[Records with drawing code]
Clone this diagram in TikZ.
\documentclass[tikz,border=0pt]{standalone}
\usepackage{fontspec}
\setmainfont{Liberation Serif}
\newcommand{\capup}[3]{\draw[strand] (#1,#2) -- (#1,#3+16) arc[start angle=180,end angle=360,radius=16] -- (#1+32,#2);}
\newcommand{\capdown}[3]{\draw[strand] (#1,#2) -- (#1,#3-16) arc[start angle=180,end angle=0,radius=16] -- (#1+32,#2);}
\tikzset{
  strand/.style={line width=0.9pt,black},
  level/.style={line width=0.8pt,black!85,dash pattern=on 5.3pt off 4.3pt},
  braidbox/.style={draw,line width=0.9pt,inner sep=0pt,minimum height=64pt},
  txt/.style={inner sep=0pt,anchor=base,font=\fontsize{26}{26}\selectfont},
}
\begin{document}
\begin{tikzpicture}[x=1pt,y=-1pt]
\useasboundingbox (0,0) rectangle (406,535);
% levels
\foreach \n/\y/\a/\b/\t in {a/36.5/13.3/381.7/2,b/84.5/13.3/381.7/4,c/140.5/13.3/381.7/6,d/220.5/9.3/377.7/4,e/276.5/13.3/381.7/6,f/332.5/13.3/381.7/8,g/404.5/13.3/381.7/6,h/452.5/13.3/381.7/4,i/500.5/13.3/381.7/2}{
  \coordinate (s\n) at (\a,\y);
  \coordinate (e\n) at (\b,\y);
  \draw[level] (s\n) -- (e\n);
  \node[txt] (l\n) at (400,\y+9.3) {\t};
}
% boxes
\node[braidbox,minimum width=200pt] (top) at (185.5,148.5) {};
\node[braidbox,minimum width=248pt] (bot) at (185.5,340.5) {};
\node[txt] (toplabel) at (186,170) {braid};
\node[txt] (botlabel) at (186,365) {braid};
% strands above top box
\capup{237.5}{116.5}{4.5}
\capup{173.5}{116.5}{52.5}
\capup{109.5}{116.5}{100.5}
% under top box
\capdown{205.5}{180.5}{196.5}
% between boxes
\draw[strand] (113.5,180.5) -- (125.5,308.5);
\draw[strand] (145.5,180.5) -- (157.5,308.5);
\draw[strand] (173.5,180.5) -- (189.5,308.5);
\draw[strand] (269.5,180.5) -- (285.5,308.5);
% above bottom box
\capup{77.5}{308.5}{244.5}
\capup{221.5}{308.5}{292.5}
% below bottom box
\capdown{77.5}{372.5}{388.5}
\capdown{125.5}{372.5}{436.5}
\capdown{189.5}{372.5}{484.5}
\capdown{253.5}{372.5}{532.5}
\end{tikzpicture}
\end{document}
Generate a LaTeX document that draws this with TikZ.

## Goal
Select and copy every line of the listing with the word "this".

## Task output
Clone this diagram in TikZ.
Generate a LaTeX document that draws this with TikZ.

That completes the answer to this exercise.